▸ Problem requirements: Return the lines below exactly, from the first line to the line that contains "pts.push([binStart + density.length". Leave out pictures.

▸ Collected data:
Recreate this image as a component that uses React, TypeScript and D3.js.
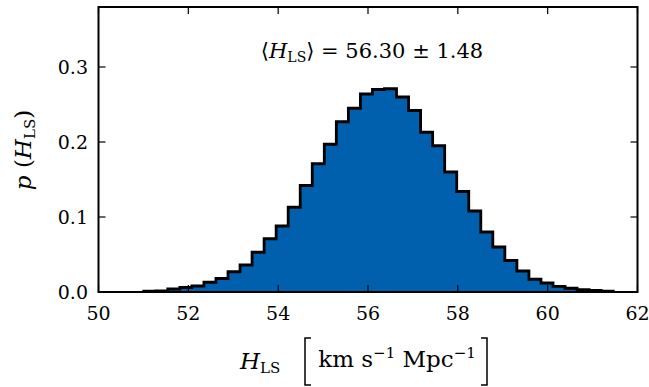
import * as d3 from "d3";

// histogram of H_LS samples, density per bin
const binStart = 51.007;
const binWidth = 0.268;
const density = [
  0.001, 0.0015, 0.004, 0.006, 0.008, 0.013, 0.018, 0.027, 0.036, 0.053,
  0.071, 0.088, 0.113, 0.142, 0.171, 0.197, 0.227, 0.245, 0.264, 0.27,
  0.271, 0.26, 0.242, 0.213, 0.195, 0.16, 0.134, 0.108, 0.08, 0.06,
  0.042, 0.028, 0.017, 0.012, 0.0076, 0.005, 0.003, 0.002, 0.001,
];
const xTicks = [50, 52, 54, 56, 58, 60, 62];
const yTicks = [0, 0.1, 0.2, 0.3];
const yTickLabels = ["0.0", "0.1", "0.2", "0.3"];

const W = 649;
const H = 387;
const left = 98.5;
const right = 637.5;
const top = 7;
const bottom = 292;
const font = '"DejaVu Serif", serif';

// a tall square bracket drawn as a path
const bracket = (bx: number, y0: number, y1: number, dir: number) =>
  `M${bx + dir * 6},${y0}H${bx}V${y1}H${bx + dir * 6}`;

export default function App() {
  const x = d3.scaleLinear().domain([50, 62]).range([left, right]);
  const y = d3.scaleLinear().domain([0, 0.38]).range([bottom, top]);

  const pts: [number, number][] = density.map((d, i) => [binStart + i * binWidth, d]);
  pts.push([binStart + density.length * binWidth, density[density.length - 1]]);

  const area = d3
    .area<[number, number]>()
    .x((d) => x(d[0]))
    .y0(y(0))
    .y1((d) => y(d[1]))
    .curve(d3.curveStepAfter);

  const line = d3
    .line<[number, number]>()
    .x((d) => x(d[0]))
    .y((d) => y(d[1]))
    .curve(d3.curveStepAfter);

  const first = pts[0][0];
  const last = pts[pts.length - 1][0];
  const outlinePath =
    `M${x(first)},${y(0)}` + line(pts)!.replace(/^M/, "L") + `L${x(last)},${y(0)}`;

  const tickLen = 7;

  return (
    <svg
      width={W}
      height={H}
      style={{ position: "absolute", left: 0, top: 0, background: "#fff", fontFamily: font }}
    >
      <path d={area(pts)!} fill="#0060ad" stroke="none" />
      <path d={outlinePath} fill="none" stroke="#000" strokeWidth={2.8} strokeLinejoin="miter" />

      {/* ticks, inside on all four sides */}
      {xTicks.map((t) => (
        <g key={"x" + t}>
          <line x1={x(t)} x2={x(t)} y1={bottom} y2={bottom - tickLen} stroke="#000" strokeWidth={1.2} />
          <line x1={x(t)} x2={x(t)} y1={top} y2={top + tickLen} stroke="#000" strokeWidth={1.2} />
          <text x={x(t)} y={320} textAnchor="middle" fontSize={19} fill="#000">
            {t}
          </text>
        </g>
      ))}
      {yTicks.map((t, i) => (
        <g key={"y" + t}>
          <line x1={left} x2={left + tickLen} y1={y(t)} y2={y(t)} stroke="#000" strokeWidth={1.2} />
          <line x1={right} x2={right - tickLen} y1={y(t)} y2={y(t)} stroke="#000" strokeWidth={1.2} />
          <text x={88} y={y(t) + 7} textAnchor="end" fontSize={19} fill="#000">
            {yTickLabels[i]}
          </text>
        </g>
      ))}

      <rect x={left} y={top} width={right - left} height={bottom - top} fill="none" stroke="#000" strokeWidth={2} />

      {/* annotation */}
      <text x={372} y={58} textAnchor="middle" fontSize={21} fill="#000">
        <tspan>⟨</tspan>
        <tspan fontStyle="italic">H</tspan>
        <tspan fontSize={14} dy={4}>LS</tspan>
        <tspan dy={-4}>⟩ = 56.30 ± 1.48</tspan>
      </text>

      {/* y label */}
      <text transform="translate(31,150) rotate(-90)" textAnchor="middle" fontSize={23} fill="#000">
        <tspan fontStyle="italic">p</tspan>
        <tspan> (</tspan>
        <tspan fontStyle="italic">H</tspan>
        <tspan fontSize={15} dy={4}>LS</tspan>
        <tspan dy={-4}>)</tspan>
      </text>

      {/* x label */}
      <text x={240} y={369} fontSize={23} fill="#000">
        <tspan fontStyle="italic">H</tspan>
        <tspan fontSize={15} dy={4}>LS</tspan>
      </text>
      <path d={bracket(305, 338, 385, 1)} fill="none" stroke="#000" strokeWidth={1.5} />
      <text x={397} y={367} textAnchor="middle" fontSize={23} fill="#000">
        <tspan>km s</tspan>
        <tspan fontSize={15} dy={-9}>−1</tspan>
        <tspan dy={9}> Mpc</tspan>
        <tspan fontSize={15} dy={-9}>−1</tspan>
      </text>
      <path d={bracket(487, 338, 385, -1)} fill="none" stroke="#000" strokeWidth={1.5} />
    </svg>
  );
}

▸ The answer:
Recreate this image as a component that uses React, TypeScript and D3.js.
import * as d3 from "d3";

// histogram of H_LS samples, density per bin
const binStart = 51.007;
const binWidth = 0.268;
const density = [
  0.001, 0.0015, 0.004, 0.006, 0.008, 0.013, 0.018, 0.027, 0.036, 0.053,
  0.071, 0.088, 0.113, 0.142, 0.171, 0.197, 0.227, 0.245, 0.264, 0.27,
  0.271, 0.26, 0.242, 0.213, 0.195, 0.16, 0.134, 0.108, 0.08, 0.06,
  0.042, 0.028, 0.017, 0.012, 0.0076, 0.005, 0.003, 0.002, 0.001,
];
const xTicks = [50, 52, 54, 56, 58, 60, 62];
const yTicks = [0, 0.1, 0.2, 0.3];
const yTickLabels = ["0.0", "0.1", "0.2", "0.3"];

const W = 649;
const H = 387;
const left = 98.5;
const right = 637.5;
const top = 7;
const bottom = 292;
const font = '"DejaVu Serif", serif';

// a tall square bracket drawn as a path
const bracket = (bx: number, y0: number, y1: number, dir: number) =>
  `M${bx + dir * 6},${y0}H${bx}V${y1}H${bx + dir * 6}`;

export default function App() {
  const x = d3.scaleLinear().domain([50, 62]).range([left, right]);
  const y = d3.scaleLinear().domain([0, 0.38]).range([bottom, top]);

  const pts: [number, number][] = density.map((d, i) => [binStart + i * binWidth, d]);
  pts.push([binStart + density.length * binWidth, density[density.length - 1]]);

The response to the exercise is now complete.